Electronic signatures are increasingly used in trade, but also in daily life. The biggest and most obvious benefits are the saving of time, money and paper. Thanks to the electronic signature you can easily and quickly place a signature under a contact. After placing the signature, you can easily send the contract via email, instead of by post. All this ensures that the process of signing a contract is done efficiently.
Digital signatures, which are also called electronic signature, is a digital variant of a handwritten signature. Digital data from the signature are linked to, for example, e-mails or a Word or PDF document. Sometimes such a signature is a scanned version of someone’s handwritten signature, but you can also make your signature digitally yourself using special software.
The question is if an electronic signature always has the same legal effects under Dutch law as a handwritten signature. On 14th June 2019 the Supreme Court of the Netherlands answered this question and explained several types of electronic signatures and their requirements in its judgment.
Considerations and judgment of the Dutch Supreme Court
The Dutch Civil Code has determined under which circumstances an electronic signature has the same legal effects as a handwritten signature. It assumes the existence of a general standard, which means that an electronic signature must always be regarded as legally equivalent to a handwritten signature if, given all circumstances of the case, it performs the same functions as a handwritten signature with sufficient reliability.
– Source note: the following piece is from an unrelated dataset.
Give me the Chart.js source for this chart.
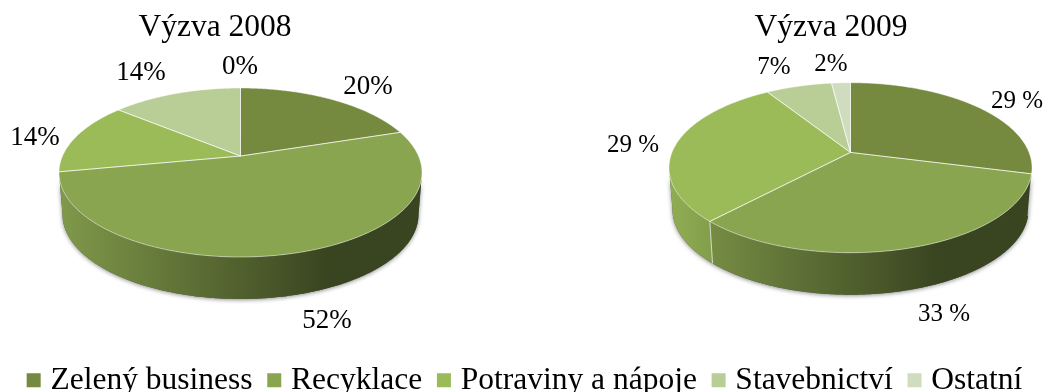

The Dutch Civil Code – in accordance with applicable European regulations (hereinafter: the eIDAS Regulation) distinguishes between a qualified electronic signature, an advanced electronic signature and another electronic signature.
A qualified electronic signature refers to data in electronic form that are attached to or logically linked to other data in electronic form and that are used by the signatory to sign.
An advanced electronic signature is an electronic signature that meets the requirements set in eIDAS Regulation. The eIDAS Regulation requires that the advanced electronic signature is:
(a) uniquely connected to the signatory;
(b) allows identification of the signatory;
(c) is created with data for creating electronic signatures that the signatory, with a high level of trust, can use it under its exclusive control; and
(d) is connected to the data signed with it in such a way that any subsequent changes to the data can be traced.
An qualified electronic signature is an advanced electronic signature created with a qualified electronic signature creation tool and based on a qualified electronic signature certificate.
The Supreme Court has ruled that under Dutch law, a qualified electronic signature has the same legal effects as a handwritten signature.
However, this only applies to the advanced electronic signature and the other types of electronic signatures if the method of signing used is sufficiently reliable in view of the purpose for which the electronic signature is used, taking into account all other circumstances of the case.
If it concerns an electronic signature and investigation shows that it is not an advanced or qualified electronic signature the court is still free to take the signed document into account if the court has been able to establish that the signed document has been signed by the relevant person.
This does not apply to a stamped signature, even if this signature has been placed electronically. After all, a stamped signature can be placed by anyone who has the stamp and therefore it has not the same legal effects as a handwritten signature or qualified electronic signature.
What does this mean for you?
Whenever you aim to enter into a contract with a Dutch counterparty and want to sign electronically, you must ensure that the method of signing is sufficiently reliable for the purpose.